Distributive justice needs a fresh look with rising inequality

Oxfam's report reveals the wealth of the top five billionaires doubled since 2020, while 5 billion people grew poorer. In India, multidimensional poverty reduced to 11.3%. However, income inequality persists, demanding a more equitable wealth distribution for holistic development.
Express Illustration
Express Illustration (Photo | Amit Bandre)

Just as the annual World Economic Forum jamboree kicked off at Davos in Switzerland, international charity Oxfam dropped its yearly bombshell on the state of global inequality. While the world’s five richest people—LVMH chief Bernard Arnault, Amazon’s Jeff Bezos, investor Warren Buffet, Oracle co-founder Larry Ellison and Tesla CEO Elon Musk—have more than doubled their fortunes since 2020, 5 billion people have gotten poorer over the same period.

The five men are worth a combined $869 billion and the world will have its first trillionaire within a decade. But poverty will not be eradicated for another 229 years, the ‘Inequality Inc’ report cautioned.

In India, the good news from Niti Aayog is that the share of our population living in ‘multidimensional’ poverty seems to have fallen to 11.3 percent in 2022-23, from over 29 percent a decade ago.

In absolute numbers, Niti Aayog estimates about 24.8 crore people escaped multidimensional poverty over the last 9 years. There is some confusion as there are different definitions of poverty. The World Bank defines ‘extreme poverty’ as an income of less than $2.15 a day and projected 10.9 percent of Indians living below the ‘poverty line’ in 2019.

Niti Aayog’s definition of ‘multidimensional poverty’, on the other hand, uses a spectrum of 12 indicators including nutrition, child mortality, years of schooling, and availability of drinking water and housing.
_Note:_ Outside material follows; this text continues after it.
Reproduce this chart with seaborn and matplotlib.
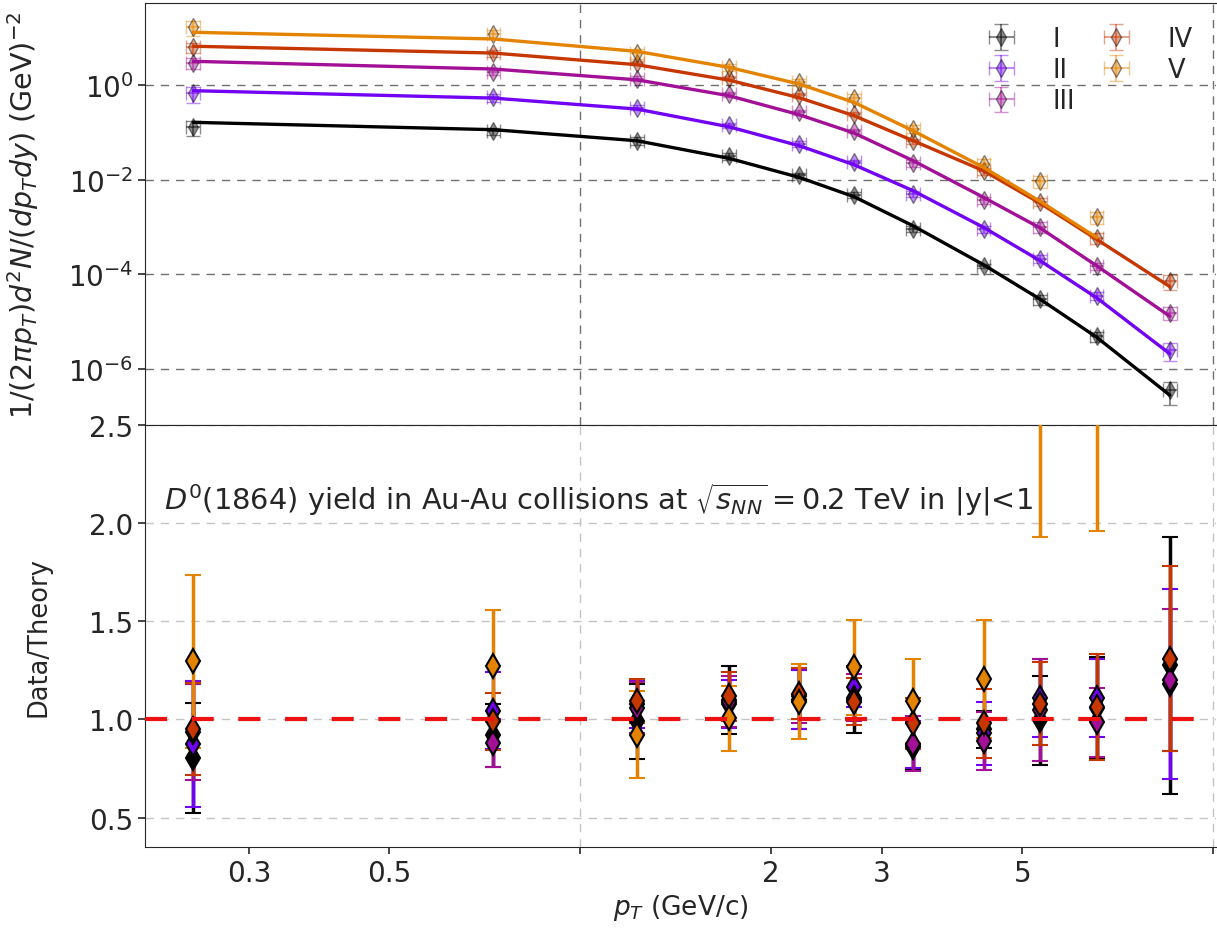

What is encouraging is that irrespective of the methodology, the number of those below the poverty line is in the 10-12 percent range—a drastic drop from the over 50 percent 20 years ago. But to put things in perspective: while more people have moved out of ‘extreme poverty’ and have access to the basics for survival, there is a simultaneous increase in income inequality.

The Asia-Pacific Development Report 2024 points out that though India’s per capita income soared from $440 to $2,400 between 2000 and 2022, the wealth divide also spiked. With the top tenth cornering 57 percent of the national income in 2021 by one estimate and the bottom half getting 13 percent, we emerged as one of the most unequal income distributors. It is therefore no more a question of satisfying basic needs, but a call to ensure all-round human development.

‘Capitalism with a human face’ would require a more equitable distribution of wealth by perhaps reversing the ‘soft’ taxation of the rich and reining in corporate power by breaking up monopolies.